I obviously knew I was the one being referred to so I tried to smile back at the direction where I heard the voice come from. They went on to ask me to stay with them instead of walking aimlessly. A request to which I could only oblige. Next thing I knew, I was already making friends. So I hang out with them during the nights. I did not understand why they liked me, but I felt a sense of belonging when I was with them. Perhaps because we all seemed to be lost, or were at least looking for something that was not found in the ordinary life. They could protect me each time the guards came to ask what I was doing sitting around there.
‘Huyo ni wetu’ (He is ours), they would say.
But each time the City Council van showed its skin or they heard rumors that the police were around, they would flee like scared birds, and I’d be left alone, ‘naked’. I saw a number of them get caught. They would show up again a few hours later, I think after bribing the askaris.
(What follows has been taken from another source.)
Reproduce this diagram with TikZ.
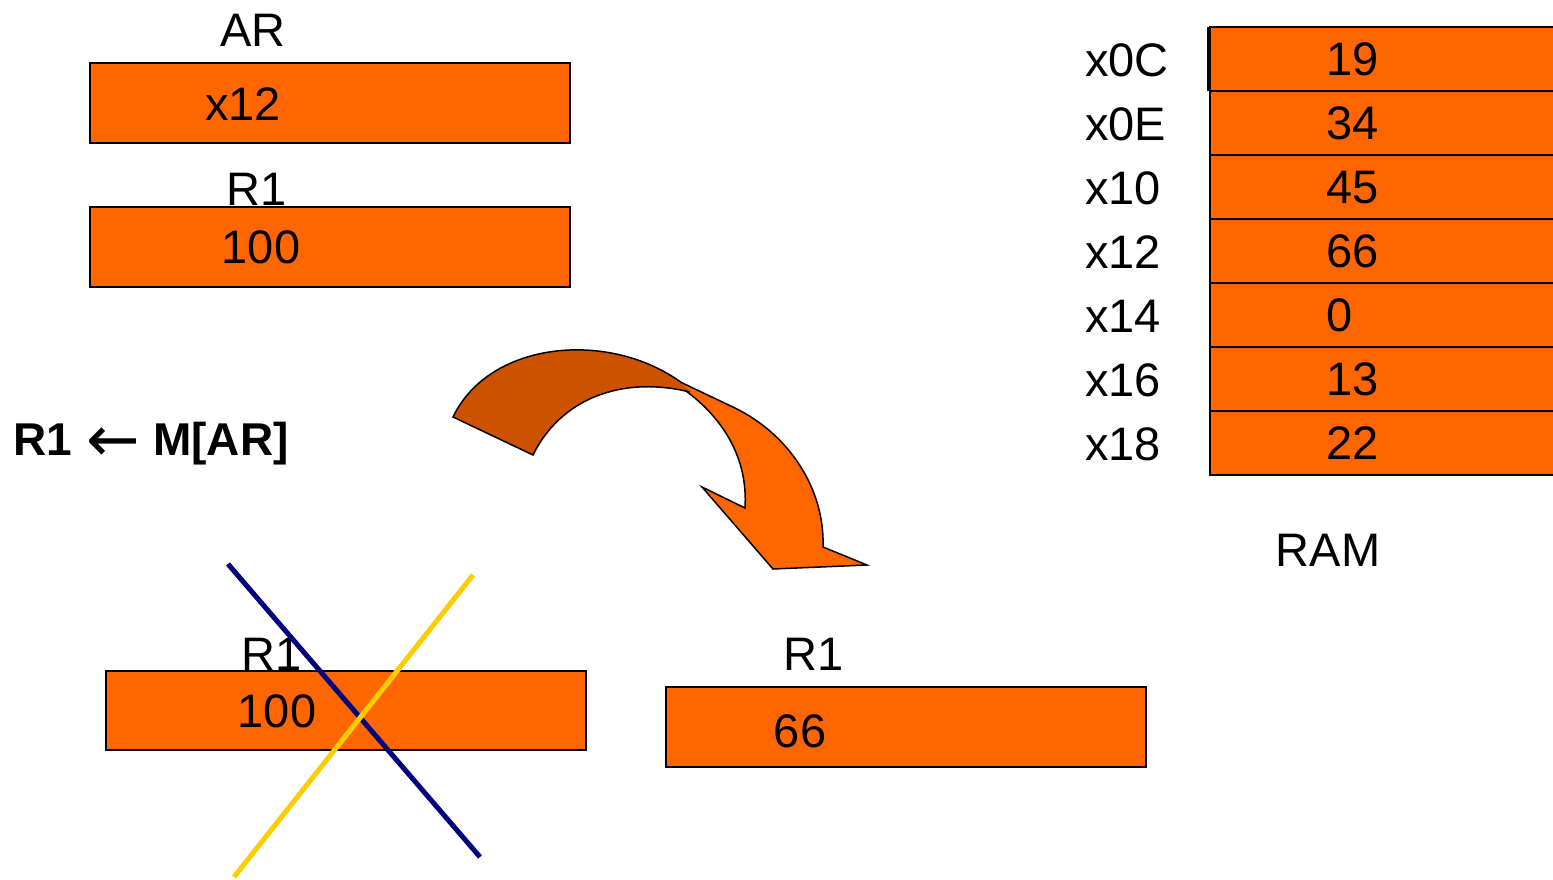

They told me how hard life was in the cold. That they did not like the fact that they had to do that job so I shouldn’t view them as evil women. That some of them were actually married and even had children, but their husbands did not provide for their families so they had to look for alternative means to sustain things. Life was crazy. It was funny seeing them report to ‘work’ in decent clothing before changing into their ‘work attire’. It was furthermore scary, but I came to realize that commercial sex workers are just normal human beings like the rest of us. They too have feelings and worries. They are learned and have a conscience too. But they need our help.
I am totally against that sort of life. It certainly is hazardous for anyone and everyone who indulges in it. How sad it was to see young, beautiful women getting wasted in the streets in the name of earning a living. Surely, dignity is greater than that.
If you thought that the trade only goes on in uptown, then you’re very much mistaken. Things get thicker but cheaper once you move to downtown. I saw it all.
That was eight years ago. I can only imagine what sort of a mammoth the trade has evolved into today. Well, I got out of the streets after some time. It’s another dramatic story altogether. These are my testimonies which I hope to tell people someday, that God can never let you go if He has plans for you in the future. We shall talk about it another day. I look back and ask myself what happened to those women. Are they alive? Are they still in it? Are they okay?
Nairobi mayor, George Aladwa, has been the talk of town lately. He made a statement recently citing that the City Council of Nairobi could review the laws concerning prostitution and its legality. Of course it did not go down well with majority of Nairobians, and you can be very much sure the rest of the country too, since we honestly do not want to follow the likes of the Netherlands and some parts of the USA. At least not for as long as Kenya remains in Africa.
While the mayor insists that the idea is only as far as a proposal, many Kenyans have imprudently interpreted it as already legalized, while protests against the vice rage on.
It is a fact, prostitution is very much thriving in Nairobi, and its roots are as deep as those of the Mugumo tree. It is impossible to phase it out by mere laws. The actions and strategies needed to dislodge the network must involve the sex workers themselves, and in goodwill for that matter. Nobody would like their daughter, friend, or wife to end up trading their body in neither the streets nor anywhere else.
But to begin with, does everyone agree that prostitution is a problem? Is Kenya really ready to embrace it yet? And while others take it as a human right, is it truly right? And will it even end either? Depending on your thoughts about these insights, what role can you play on an individual level to help out? Which way will you take, and why?
Whatever your decision, be Kenyan, true to your roots.